How does caffeine affect sleep?

“Drinking a big cup of coffee on the way home from work can lead to negative effects on sleep just as if someone were to consume caffeine closer to bedtime.” – Christopher Drake, Associate professor of psychiatry and behavioural neurosciences at Wayne State University

Studies have been conducted to investigate whether caffeine has any effect on our sleep. The results of these studies have mostly been conclusive, with one study stating that consuming caffeine 6 hours prior to your bedtime can reduce your amount of sleep by over 1 hour.

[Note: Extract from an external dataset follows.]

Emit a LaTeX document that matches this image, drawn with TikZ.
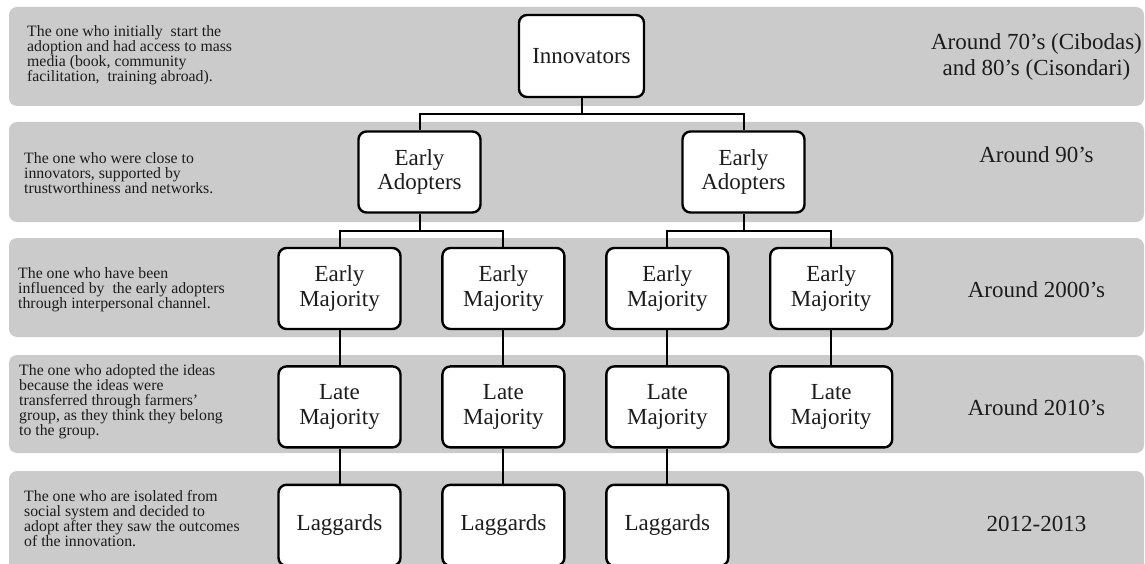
\documentclass[tikz,border=0pt]{standalone}
\usepackage{fontspec}
\setmainfont{Liberation Serif}
\usetikzlibrary{positioning}
\definecolor{bandgray}{HTML}{CBCBCB}
\definecolor{ink}{HTML}{1C1C1C}
\tikzset{
  band/.style={fill=bandgray,rounded corners=8pt},
  stage/.style={draw=black,line width=2.4pt,fill=white,rounded corners=8pt,align=center,
                minimum width=122pt,minimum height=81pt,inner sep=2pt,text=ink,
                font=\fontsize{23}{24.5}\selectfont},
  link/.style={draw=black,line width=2pt},
  note/.style={anchor=west,align=left,inner sep=0pt,text=ink,font=\fontsize{15.8}{15}\selectfont},
  period/.style={align=center,inner sep=0pt,text=ink,font=\fontsize{23}{25.5}\selectfont}
}

\begin{document}
\begin{tikzpicture}[x=1pt,y=-1pt,node distance=35pt and 39.5pt]
  \clip (0,0) rectangle (1145,564);
  % grey rows
  \fill[band] (9,7) rectangle (1144,106);
  \fill[band] (9,122) rectangle (1144,222);
  \fill[band] (9,238) rectangle (1144,337);
  \fill[band] (9,355) rectangle (1144,453);
  \fill[band] (9,471) rectangle (1144,580);
  % tree
  \node[stage,minimum width=125pt,minimum height=82pt] (inno) at (581.5,56) {Innovators};
  \node[stage] (ea1) at (419.5,172) {Early\\Adopters};
  \node[stage] (ea2) at (743.5,172) {Early\\Adopters};
  \node[stage] (em1) at (339.5,288.5) {Early\\Majority};
  \node[stage,right=of em1] (em2) {Early\\Majority};
  \node[stage,right=of em2] (em3) {Early\\Majority};
  \node[stage,right=of em3] (em4) {Early\\Majority};
  \node[stage,below=of em1] (lm1) {Late\\Majority};
  \node[stage,below=of em2] (lm2) {Late\\Majority};
  \node[stage,below=of em3] (lm3) {Late\\Majority};
  \node[stage,below=of em4] (lm4) {Late\\Majority};
  \node[stage,below=of lm1] (lag1) {Laggards};
  \node[stage,below=of lm2] (lag2) {Laggards};
  \node[stage,below=of lm3] (lag3) {Laggards};
  \draw[link] (inno.south) -- ++(0,16) -| (ea1.north);
  \draw[link] (inno.south) -- ++(0,16) -| (ea2.north);
  \draw[link] (ea1.south) -- ++(0,17) -| (em1.north);
  \draw[link] (ea1.south) -- ++(0,17) -| (em2.north);
  \draw[link] (ea2.south) -- ++(0,17) -| (em3.north);
  \draw[link] (ea2.south) -- ++(0,17) -| (em4.north);
  \draw[link] (em1) -- (lm1); \draw[link] (em2) -- (lm2);
  \draw[link] (em3) -- (lm3); \draw[link] (em4) -- (lm4);
  \draw[link] (lm1) -- (lag1); \draw[link] (lm2) -- (lag2); \draw[link] (lm3) -- (lag3);
  % descriptions
  \node[note] (d1) at (27,55) {The one who initially\ \ start the\\adoption and had access to mass\\media (book, community\\facilitation,\ \ training abroad).};
  \node[note] (d2) at (24,173) {The one who were close to\\innovators, supported by\\trustworthiness and networks.};
  \node[note] (d3) at (18,290) {The one who have been\\influenced by\ \ the early adopters\\through interpersonal channel.};
  \node[note] (d4) at (19,402) {The one who adopted the ideas\\because the ideas were\\transferred through farmers'\\group, as they think they belong\\to the group.};
  \node[note] (d5) at (24,519) {The one who are isolated from\\social system and decided to\\adopt after they saw the outcomes\\of the innovation.};
  % periods
  \node[period] (p1) at (1036.5,57) {Around 70's (Cibodas)\\and 80's (Cisondari)};
  \node[period] (p2) at (1036.5,155) {Around 90's};
  \node[period] (p3) at (1036.5,290) {Around 2000's};
  \node[period] (p4) at (1036.5,408) {Around 2010's};
  \node[period] (p5) at (1036.5,524) {2012-2013};
\end{tikzpicture}
\end{document}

“Many of us are unaware of the amount of caffeine we consume routinely. Caffeine has an effect on both getting sleep and staying asleep, and the effects may last up to 12 hours.” – Dr Steven Feinsilver, director of the Center for Sleep Medicine at Mount Sinai Hospital.

A study was conducted in 2009 to explore the relationship between caffeine and sleep patterns in rats. The results are applicable to humans since rats share similarities with us. Most scientific studies use rats as substitutes for live specimen. The results of this study established that as the rats consumed more caffeine, their sleep cycles became more disrupted. The rats also had a much lower quality of sleep with caffeine consumption as compared to without. In hindsight, caffeine is known to decrease sleep durations and delay falling asleep.

What should I do about caffeine then?

If you cannot afford to completely cut caffeine out of your life, it’s perfectly understandable and it would be ludicrous for me to ask that of you. But what you should do is monitor your consumption and treat it like alcohol by setting a limit. Driving after a night of sleep deprivation is after all, equivalent to driving after drinking. Although everyone has a different level of caffeine tolerance, I suggest keeping your caffeine consumption to a maximum of 2 cups of coffee per day, with the other criteria being no caffeine after 3pm.

If you do find the need to have an extra cup, here are some substitutes that you can use to limit your caffeine consumption:

  • Green tea : Green tea contains a significantly less amount of caffeine, but still a sufficient amount to give that that bit of a kick.
  • Hot chocolate : Or any other hot, milky beverage will suffice. You can rely on the placebo effect while clutching onto your big steaming mug of fake coffee.
  • Minimize carbohydrates : Carbohydrates are the cause of your mid-day crash after lunch time. Instead, substitute your rice and potatoes with protein-rich foods such as red meats, salmon, and nuts.

Do yourself a favour and keep your caffeine cravings at bay. The potent affect it has on your sleep cycle really isn’t worth that extra cup of coffee or that can of red bull. So for the sake of your sleep-deprived nights, go for a decaf.